2024/01/03今週の一言

 今回はアンドレ、シモン・ペトロの弟です。

 アンデレとペトロはガリラヤ地方のベトサイダという町出身で(ヨハネ1:44)、いつの頃からかカファルナウムに移住しています。そしてアンデレは兄夫婦と、兄の義母と同居していたようです(マルコ1:21-34)。兄弟の職業は漁師でした(同1:16-20)。兄弟の名前がどちらもギリシア語名なので親の代からギリシア文化・言語に親しんでいたと推測できます。

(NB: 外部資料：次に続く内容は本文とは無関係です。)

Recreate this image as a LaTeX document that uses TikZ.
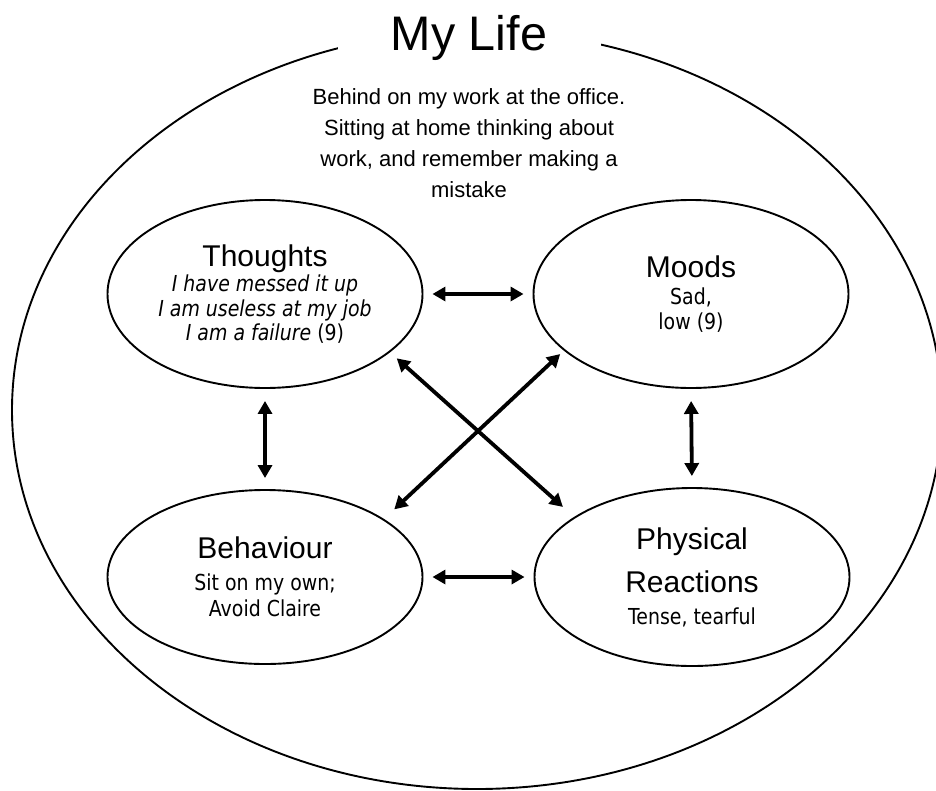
\documentclass[tikz,border=0pt]{standalone}
\usepackage{fontspec}
\setmainfont{Liberation Sans}
\newfontfamily\arl{Liberation Sans}
\newfontfamily\tah[FakeStretch=0.86]{DejaVu Sans}
\usetikzlibrary{shapes.geometric,arrows.meta}
\newcommand\bubtitle{\arl\fontsize{30}{30}\selectfont}
\begin{document}
\begin{tikzpicture}[x=1pt,y=-1pt,
  outline/.style={draw,ellipse,line width=1.9pt,inner sep=0pt},
  bubble/.style={outline,minimum width=315pt,minimum height=186pt,align=center},
  link/.style={{Triangle[length=13pt,width=14pt]}-{Triangle[length=13pt,width=14pt]},line width=3.8pt}]
\useasboundingbox (0,0) rectangle (936,790);
% outer ellipse and title
\node[outline,minimum width=930pt,minimum height=758pt] (life) at (477,410) {};
\node[fill=white,inner sep=0pt,minimum width=263pt,minimum height=62pt,anchor=base,
      font=\arl\fontsize{48.5}{54}\selectfont] (title) at (469,50) {My Life};
\node[align=center,font=\arl\fontsize{22}{31}\selectfont] (intro) at (469,143.5)
  {Behind on my work at the office.\\Sitting at home thinking about\\work, and remember making a\\mistake};
% four bubbles
\node[bubble,minimum height=188pt,font=\tah\fontsize{22}{24.5}\selectfont] (thoughts) at (265,294)
  {{\bubtitle Thoughts}\\[1pt]\textit{I have messed it up}\\\textit{I am useless at my job}\\\textit{I am a failure} (9)};
\node[bubble,minimum height=188pt,font=\tah\fontsize{22}{25}\selectfont] (moods) at (691,294)
  {{\bubtitle Moods}\\[2pt]Sad,\\low (9)};
\node[bubble,minimum height=174pt,font=\tah\fontsize{22}{26}\selectfont] (behav) at (265,577)
  {{\bubtitle Behaviour}\\[6pt]Sit on my own;\\Avoid Claire};
\node[bubble,minimum height=178pt,font=\tah\fontsize{22}{32}\selectfont] (phys) at (692,577)
  {{\bubtitle Physical}\\[11pt]{\bubtitle Reactions}\\Tense, tearful};
% connectors
\draw[link,shorten <=9pt,shorten >=9pt] (thoughts.east) -- (moods.west);
\draw[link,shorten <=9pt,shorten >=9pt] (behav.east) -- (phys.west);
\draw[link,shorten <=12pt,shorten >=11pt] (thoughts.south) -- (behav.north);
\draw[link,shorten <=12pt,shorten >=11pt] (moods.south) -- (phys.north);
\draw[link,shorten <=9pt,shorten >=15pt] (thoughts.335) -- (phys.153);
\draw[link,shorten <=5pt,shorten >=14pt] (moods.204) -- (behav.26);
\end{tikzpicture}
\end{document}
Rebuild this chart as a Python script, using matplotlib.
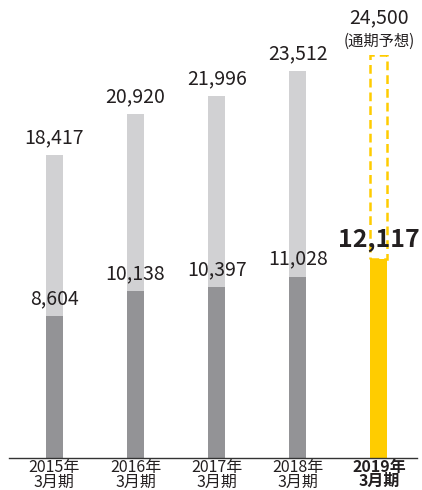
import matplotlib
matplotlib.use('Agg')
import matplotlib.pyplot as plt
from matplotlib.patches import Rectangle

plt.rcParams['font.family'] = ['Noto Sans CJK JP', 'DejaVu Sans']

# 通期 / 上期 (百万円)
years = ['2015年\n3月期', '2016年\n3月期', '2017年\n3月期', '2018年\n3月期', '2019年\n3月期']
full_year = [18417, 20920, 21996, 23512]
first_half = [8604, 10138, 10397, 11028, 12117]
forecast = 24500

light = '#d1d1d3'
dark = '#939396'
yellow = '#ffcc00'
txt = '#231f20'

fig = plt.figure(figsize=(4.22, 4.90), dpi=100)
ax = fig.add_axes([9/422, 32/490, 408/422, 403/490])

x = list(range(len(years)))
w = 0.21

ax.bar(x[:4], full_year, width=w, color=light, zorder=1)
ax.bar(x[:4], first_half[:4], width=w, color=dark, zorder=2)
ax.bar(x[4], first_half[4], width=w, color=yellow, zorder=2)
# 予想の点線枠
ax.add_patch(Rectangle((x[4] - w/2, first_half[4]), w, forecast - first_half[4],
                       fill=False, edgecolor=yellow, linestyle=(0, (3.5, 2)), linewidth=1.8, zorder=3))

for i, v in enumerate(full_year):
    ax.annotate(f'{v:,}', (x[i], v), xytext=(0, 5), textcoords='offset points',
                ha='center', va='bottom', fontsize=14, color=txt)
for i, v in enumerate(first_half[:4]):
    ax.annotate(f'{v:,}', (x[i], v), xytext=(0, 5), textcoords='offset points',
                ha='center', va='bottom', fontsize=14, color=txt)
ax.annotate(f'{first_half[4]:,}', (x[4], first_half[4]), xytext=(0, 5), textcoords='offset points',
            ha='center', va='bottom', fontsize=18, fontweight='bold', color=txt, zorder=5)
ax.annotate('(通期予想)', (x[4], forecast), xytext=(0, 4), textcoords='offset points',
            ha='center', va='bottom', fontsize=11, color=txt)
ax.annotate(f'{forecast:,}', (x[4], forecast), xytext=(0, 19), textcoords='offset points',
            ha='center', va='bottom', fontsize=14, color=txt)

ax.set_xlim(-0.56, 4.47)
ax.set_ylim(0, forecast)
ax.set_xticks(x)
ax.set_xticklabels(years, fontsize=11.5, color=txt, linespacing=0.8)
ax.get_xticklabels()[4].set_fontweight('bold')
ax.tick_params(axis='x', length=0, pad=1)
ax.set_yticks([])
for s in ['top', 'left', 'right']:
    ax.spines[s].set_visible(False)
ax.spines['bottom'].set_color('#333333')
ax.spines['bottom'].set_linewidth(1)

fig.savefig('out.png', dpi=100)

 ヨハネ福音書によるとアンデレはイエスを兄に紹介した人物、つまり一番弟子です(ヨハネ1:35-42)。マルコ福音書ではペトロ・アンデレ兄弟、ヤコブ・ヨハネ兄弟はほぼ同時に弟子とされています。またイエスはアンデレ以外の三人を重用します(マルコ5:37・9:2・14:33)。

 使徒言行録においてもアンデレが登場しないことは、彼が初代エルサレム教会における序列に興味がなかったことを暗示しています。出世欲が強いのは、兄ペトロやヤコブ・ヨハネ兄弟、そしてイエスの弟ヤコブです。このような後の時代の事情が、マルコをはじめとする共観福音書の記述に反映しているのでしょう。アンデレを知るにはヨハネ福音書を読むことです。

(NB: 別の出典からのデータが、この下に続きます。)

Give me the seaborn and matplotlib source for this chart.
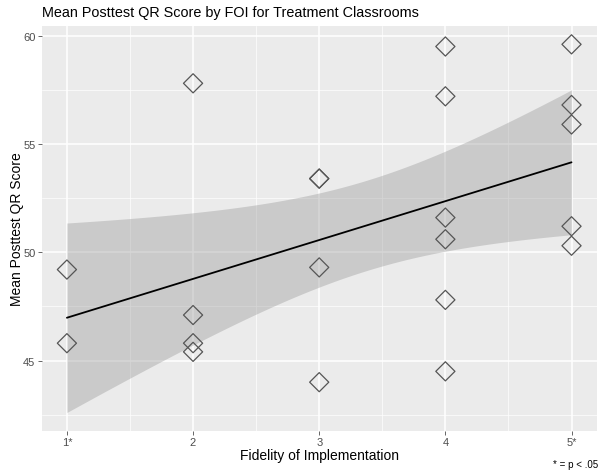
import matplotlib
matplotlib.use("Agg")
import matplotlib.pyplot as plt
import seaborn as sns
import numpy as np
import pandas as pd

# fidelity of implementation level and mean posttest QR score per classroom
foi = [1, 1,
       2, 2, 2, 2,
       3, 3, 3, 3,
       4, 4, 4, 4, 4, 4,
       5, 5, 5, 5, 5]
score = [49.2, 45.8,
         57.8, 47.1, 45.8, 45.4,
         53.4, 53.4, 49.3, 44.0,
         59.5, 57.2, 51.6, 50.6, 47.8, 44.5,
         59.6, 56.8, 55.9, 51.2, 50.3]
tick_vals = [1, 2, 3, 4, 5]
tick_labels = ["1*", "2", "3", "4", "5*"]

df = pd.DataFrame({"foi": foi, "score": score})

sns.set_theme(style="darkgrid", rc={
    "axes.facecolor": "#EBEBEB",
    "grid.color": "white",
    "axes.edgecolor": "#EBEBEB",
})
plt.rcParams["font.family"] = ["Liberation Sans", "DejaVu Sans"]

fig, ax = plt.subplots(figsize=(6.04, 4.77), dpi=100)
fig.subplots_adjust(left=0.069, right=0.988, top=0.944, bottom=0.095)

# t-based 95% confidence band for the linear fit (like geom_smooth(method="lm"))
x = df["foi"].to_numpy(float)
y = df["score"].to_numpy(float)
n = len(x)
b1, b0 = np.polyfit(x, y, 1)
resid = y - (b0 + b1 * x)
s = np.sqrt(np.sum(resid ** 2) / (n - 2))
xg = np.linspace(x.min(), x.max(), 80)
se = s * np.sqrt(1 / n + (xg - x.mean()) ** 2 / np.sum((x - x.mean()) ** 2))
t_crit = 2.093  # t(0.975, df=19)
fit = b0 + b1 * xg
ax.fill_between(xg, fit - t_crit * se, fit + t_crit * se, color="#999999",
                alpha=0.4, linewidth=0, zorder=1)

sns.regplot(data=df, x="foi", y="score", ax=ax, marker="D", color="black",
            ci=None,
            scatter_kws={"s": 95, "facecolors": "none", "edgecolor": "#555555",
                         "linewidths": 0.9, "alpha": 1, "zorder": 3},
            line_kws={"linewidth": 1.3, "color": "black", "zorder": 2})

ax.set_xlim(0.8, 5.2)
ax.set_ylim(41.76, 60.46)
ax.set_xticks(tick_vals)
ax.set_xticklabels(tick_labels)
ax.set_yticks([45, 50, 55, 60])
ax.set_xticks([1.5, 2.5, 3.5, 4.5], minor=True)
ax.set_yticks([42.5, 47.5, 52.5, 57.5], minor=True)
ax.grid(which="major", color="white", linewidth=1.1)
ax.grid(which="minor", color="white", linewidth=0.5)
ax.tick_params(which="major", length=3, width=0.6, color="#4D4D4D",
               labelsize=8, labelcolor="#4D4D4D", pad=1.5, bottom=True, left=True)
ax.tick_params(which="minor", length=0)
for sp in ax.spines.values():
    sp.set_visible(False)

ax.set_xlabel("Fidelity of Implementation", fontsize=10, color="black", labelpad=1)
ax.set_ylabel("Mean Posttest QR Score", fontsize=10, color="black", labelpad=-1)
ax.set_title("Mean Posttest QR Score by FOI for Treatment Classrooms",
             loc="left", fontsize=10.4, color="black", pad=7)
fig.text(0.99, 0.015, "* = p < .05", ha="right", va="bottom", fontsize=7, color="black")

fig.savefig("out.png", dpi=100)
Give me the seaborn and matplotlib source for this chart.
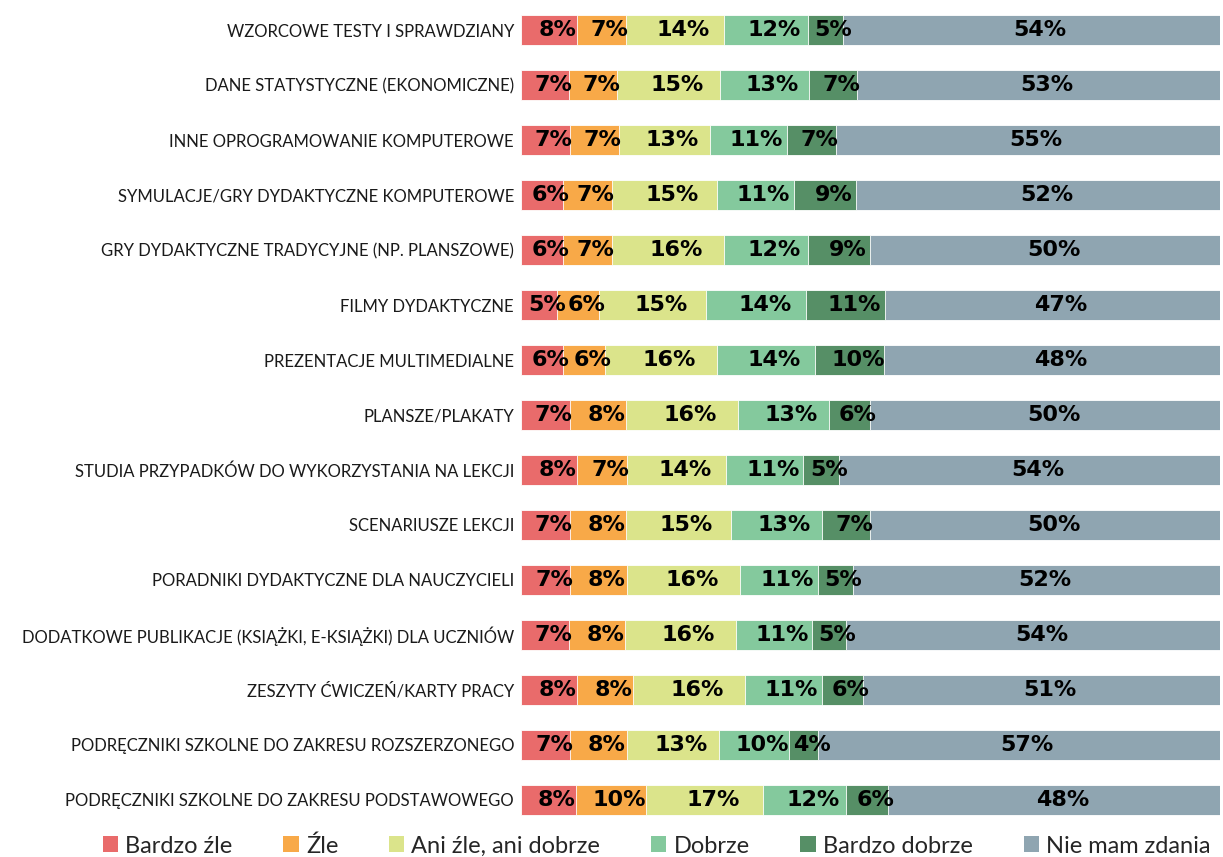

 たとえば、成人男性だけで5000人以上いた群衆を満腹させる奇跡物語において、アンデレは五つのパンと二匹の魚を持っている少年をイエスに紹介しています(ヨハネ6:8-9)。また、アンデレはギリシア語が第一言語の人をイエスに紹介もしています(同12:20-26)。アンデレのギリシア語技能が生かされたという逸話です。これらの場面で彼が紹介者という脇役に徹していることが重要です。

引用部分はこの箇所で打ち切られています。